Transients as Determinants of Habitability

TL;DR

This paper discusses how stellar magnetic transients influence exoplanet habitability and highlights the potential of next-generation spectroscopic observatories to better characterize these phenomena.

Contribution

It proposes that advanced ground-based spectroscopy can significantly improve understanding of stellar activity and its effects on exoplanet environments.

Findings

Stellar magnetic activity impacts exoplanet habitability.

Next-generation spectroscopy can resolve transient stellar phenomena.

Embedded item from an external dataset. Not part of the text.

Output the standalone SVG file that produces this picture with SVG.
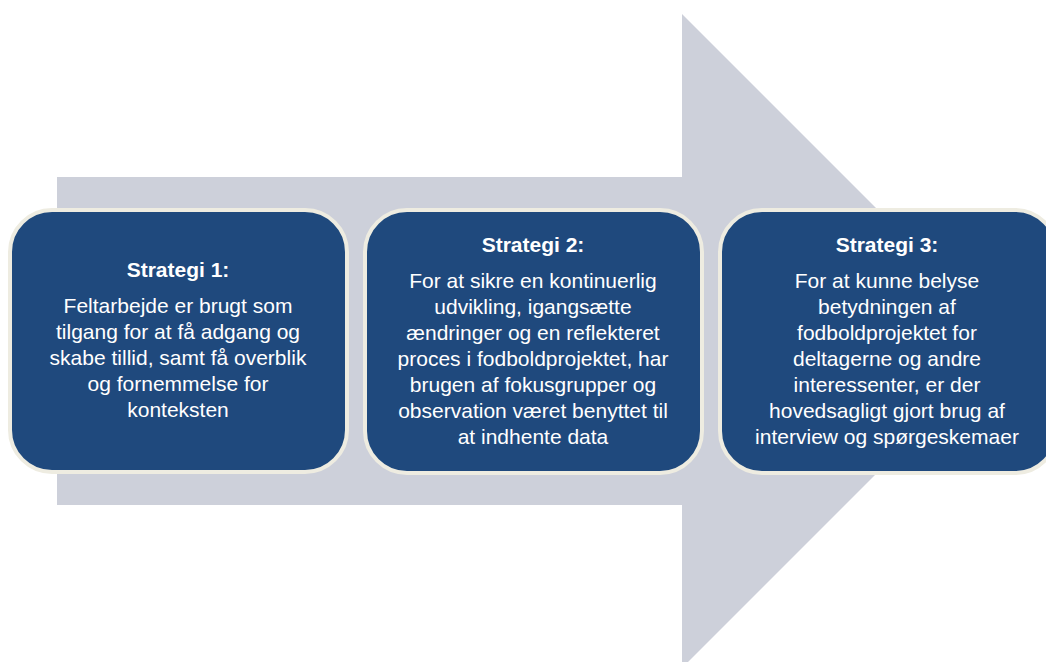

Improved characterization of space weather effects on planets.

Abstract

Stellar magnetic activity, manifested through spots (faculae and flares), fundamentally shapes the exoplanets' environments. For low-mass stars in particular, where most habitable-zone planets reside, the variable magnetic phenomena can dominate atmospheric chemistry, surface radiation levels, long-term atmospheric escape, and ultimately habitability. However, physical characteristics of these transients (e.g. energy and temperature) and their spectra remain ill-constrained due to limitations in cadence and magnitude access of current spectroscopic facilities. A next-generation 12-m class ground-based observatory equipped with integral-field spectroscopy (IFS) and multi-object spectroscopy (MOS) at R$\sim$4,000 and $\sim$40,000 offers a transformational opportunity to characterize stellar activity in the time domain across large samples of exoplanet host stars. Such a facility would enable simultaneous monitoring of continuum variability, chromospheric and coronal line diagnostics, and particle-accelerated flare signatures, resolving the physics driving space weather and quantifying its impact on planetary atmospheres.